Written exercise:
Reproduce the data below in full and exclude every picture.

Dataset extract:
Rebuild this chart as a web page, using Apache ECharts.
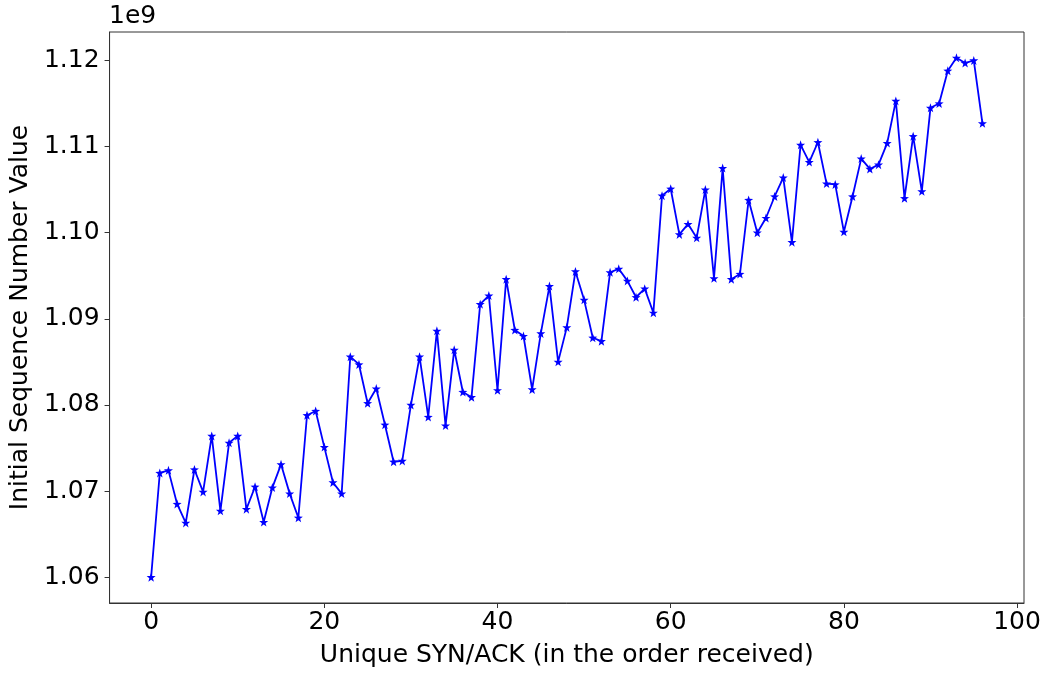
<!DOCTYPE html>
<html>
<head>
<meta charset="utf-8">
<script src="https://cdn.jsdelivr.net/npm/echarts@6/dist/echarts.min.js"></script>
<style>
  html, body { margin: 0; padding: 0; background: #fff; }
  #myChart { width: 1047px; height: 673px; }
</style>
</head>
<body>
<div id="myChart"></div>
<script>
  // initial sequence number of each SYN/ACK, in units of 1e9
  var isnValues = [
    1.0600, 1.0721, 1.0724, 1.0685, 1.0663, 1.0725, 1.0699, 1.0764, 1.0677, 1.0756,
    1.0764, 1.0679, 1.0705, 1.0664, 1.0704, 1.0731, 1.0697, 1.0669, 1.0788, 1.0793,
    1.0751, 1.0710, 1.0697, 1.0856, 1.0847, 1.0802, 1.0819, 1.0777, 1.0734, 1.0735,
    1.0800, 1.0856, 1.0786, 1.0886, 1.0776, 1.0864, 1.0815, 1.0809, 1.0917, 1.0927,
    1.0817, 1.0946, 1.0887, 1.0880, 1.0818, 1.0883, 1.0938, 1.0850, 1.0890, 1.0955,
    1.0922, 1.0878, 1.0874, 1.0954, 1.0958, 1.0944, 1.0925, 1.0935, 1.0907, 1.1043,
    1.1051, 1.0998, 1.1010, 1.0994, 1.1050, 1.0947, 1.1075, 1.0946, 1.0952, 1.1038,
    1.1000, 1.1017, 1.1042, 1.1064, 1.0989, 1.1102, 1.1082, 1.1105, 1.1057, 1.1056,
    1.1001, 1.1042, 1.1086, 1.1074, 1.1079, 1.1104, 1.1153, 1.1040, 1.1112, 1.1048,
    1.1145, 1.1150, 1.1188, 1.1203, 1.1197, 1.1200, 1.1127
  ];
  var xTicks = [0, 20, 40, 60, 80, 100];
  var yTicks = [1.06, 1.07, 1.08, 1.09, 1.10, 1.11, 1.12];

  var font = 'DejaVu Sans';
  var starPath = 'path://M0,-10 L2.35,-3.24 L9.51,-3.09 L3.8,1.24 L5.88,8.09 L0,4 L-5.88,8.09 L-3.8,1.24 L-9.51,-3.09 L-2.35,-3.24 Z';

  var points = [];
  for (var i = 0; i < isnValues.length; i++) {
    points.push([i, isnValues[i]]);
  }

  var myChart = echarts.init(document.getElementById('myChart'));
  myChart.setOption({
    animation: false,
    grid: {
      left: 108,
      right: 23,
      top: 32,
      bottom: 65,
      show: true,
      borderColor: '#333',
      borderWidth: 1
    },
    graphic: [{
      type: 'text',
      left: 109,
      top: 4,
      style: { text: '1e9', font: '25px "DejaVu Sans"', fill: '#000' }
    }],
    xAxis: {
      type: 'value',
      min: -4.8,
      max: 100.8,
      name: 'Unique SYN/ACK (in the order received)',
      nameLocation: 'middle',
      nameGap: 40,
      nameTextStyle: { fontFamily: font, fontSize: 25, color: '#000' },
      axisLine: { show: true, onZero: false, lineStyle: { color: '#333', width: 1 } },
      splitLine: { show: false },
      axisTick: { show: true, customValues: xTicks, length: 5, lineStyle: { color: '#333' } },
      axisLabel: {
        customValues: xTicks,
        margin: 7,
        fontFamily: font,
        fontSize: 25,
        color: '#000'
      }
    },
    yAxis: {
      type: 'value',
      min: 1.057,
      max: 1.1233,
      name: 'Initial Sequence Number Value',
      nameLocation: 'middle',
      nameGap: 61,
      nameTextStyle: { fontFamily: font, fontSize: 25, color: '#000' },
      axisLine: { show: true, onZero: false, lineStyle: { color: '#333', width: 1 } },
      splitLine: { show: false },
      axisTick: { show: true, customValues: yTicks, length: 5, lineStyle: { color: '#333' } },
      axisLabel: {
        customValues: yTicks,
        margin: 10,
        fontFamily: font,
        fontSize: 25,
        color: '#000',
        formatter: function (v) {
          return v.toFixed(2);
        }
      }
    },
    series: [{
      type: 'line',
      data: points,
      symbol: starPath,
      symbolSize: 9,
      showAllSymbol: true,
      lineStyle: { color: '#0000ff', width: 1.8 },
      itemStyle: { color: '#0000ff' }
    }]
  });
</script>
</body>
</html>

Right answer:
Rebuild this chart as a web page, using Apache ECharts.
<!DOCTYPE html>
<html>
<head>
<meta charset="utf-8">
<script src="https://cdn.jsdelivr.net/npm/echarts@6/dist/echarts.min.js"></script>
<style>
  html, body { margin: 0; padding: 0; background: #fff; }
  #myChart { width: 1047px; height: 673px; }
</style>
</head>
<body>
<div id="myChart"></div>
<script>
  // initial sequence number of each SYN/ACK, in units of 1e9
  var isnValues = [
    1.0600, 1.0721, 1.0724, 1.0685, 1.0663, 1.0725, 1.0699, 1.0764, 1.0677, 1.0756,
    1.0764, 1.0679, 1.0705, 1.0664, 1.0704, 1.0731, 1.0697, 1.0669, 1.0788, 1.0793,
    1.0751, 1.0710, 1.0697, 1.0856, 1.0847, 1.0802, 1.0819, 1.0777, 1.0734, 1.0735,
    1.0800, 1.0856, 1.0786, 1.0886, 1.0776, 1.0864, 1.0815, 1.0809, 1.0917, 1.0927,
    1.0817, 1.0946, 1.0887, 1.0880, 1.0818, 1.0883, 1.0938, 1.0850, 1.0890, 1.0955,
    1.0922, 1.0878, 1.0874, 1.0954, 1.0958, 1.0944, 1.0925, 1.0935, 1.0907, 1.1043,
    1.1051, 1.0998, 1.1010, 1.0994, 1.1050, 1.0947, 1.1075, 1.0946, 1.0952, 1.1038,
    1.1000, 1.1017, 1.1042, 1.1064, 1.0989, 1.1102, 1.1082, 1.1105, 1.1057, 1.1056,
    1.1001, 1.1042, 1.1086, 1.1074, 1.1079, 1.1104, 1.1153, 1.1040, 1.1112, 1.1048,
    1.1145, 1.1150, 1.1188, 1.1203, 1.1197, 1.1200, 1.1127
  ];
  var xTicks = [0, 20, 40, 60, 80, 100];
  var yTicks = [1.06, 1.07, 1.08, 1.09, 1.10, 1.11, 1.12];

  var font = 'DejaVu Sans';
  var starPath = 'path://M0,-10 L2.35,-3.24 L9.51,-3.09 L3.8,1.24 L5.88,8.09 L0,4 L-5.88,8.09 L-3.8,1.24 L-9.51,-3.09 L-2.35,-3.24 Z';

  var points = [];
  for (var i = 0; i < isnValues.length; i++) {
    points.push([i, isnValues[i]]);
  }

  var myChart = echarts.init(document.getElementById('myChart'));
  myChart.setOption({
    animation: false,
    grid: {
      left: 108,
      right: 23,
      top: 32,
      bottom: 65,
      show: true,
      borderColor: '#333',
      borderWidth: 1
    },
    graphic: [{
      type: 'text',
      left: 109,
      top: 4,
      style: { text: '1e9', font: '25px "DejaVu Sans"', fill: '#000' }
    }],
    xAxis: {
      type: 'value',
      min: -4.8,
      max: 100.8,
      name: 'Unique SYN/ACK (in the order received)',
      nameLocation: 'middle',
      nameGap: 40,
      nameTextStyle: { fontFamily: font, fontSize: 25, color: '#000' },
      axisLine: { show: true, onZero: false, lineStyle: { color: '#333', width: 1 } },
      splitLine: { show: false },
      axisTick: { show: true, customValues: xTicks, length: 5, lineStyle: { color: '#333' } },
      axisLabel: {
        customValues: xTicks,
        margin: 7,
        fontFamily: font,
        fontSize: 25,
        color: '#000'
      }
    },
    yAxis: {
      type: 'value',
      min: 1.057,
      max: 1.1233,
      name: 'Initial Sequence Number Value',
      nameLocation: 'middle',
      nameGap: 61,
      nameTextStyle: { fontFamily: font, fontSize: 25, color: '#000' },
      axisLine: { show: true, onZero: false, lineStyle: { color: '#333', width: 1 } },
      splitLine: { show: false },
      axisTick: { show: true, customValues: yTicks, length: 5, lineStyle: { color: '#333' } },
      axisLabel: {
        customValues: yTicks,
        margin: 10,
        fontFamily: font,
        fontSize: 25,
        color: '#000',
        formatter: function (v) {
          return v.toFixed(2);
        }
      }
    },
    series: [{
      type: 'line',
      data: points,
      symbol: starPath,
      symbolSize: 9,
      showAllSymbol: true,
      lineStyle: { color: '#0000ff', width: 1.8 },
      itemStyle: { color: '#0000ff' }
    }]
  });
</script>
</body>
</html>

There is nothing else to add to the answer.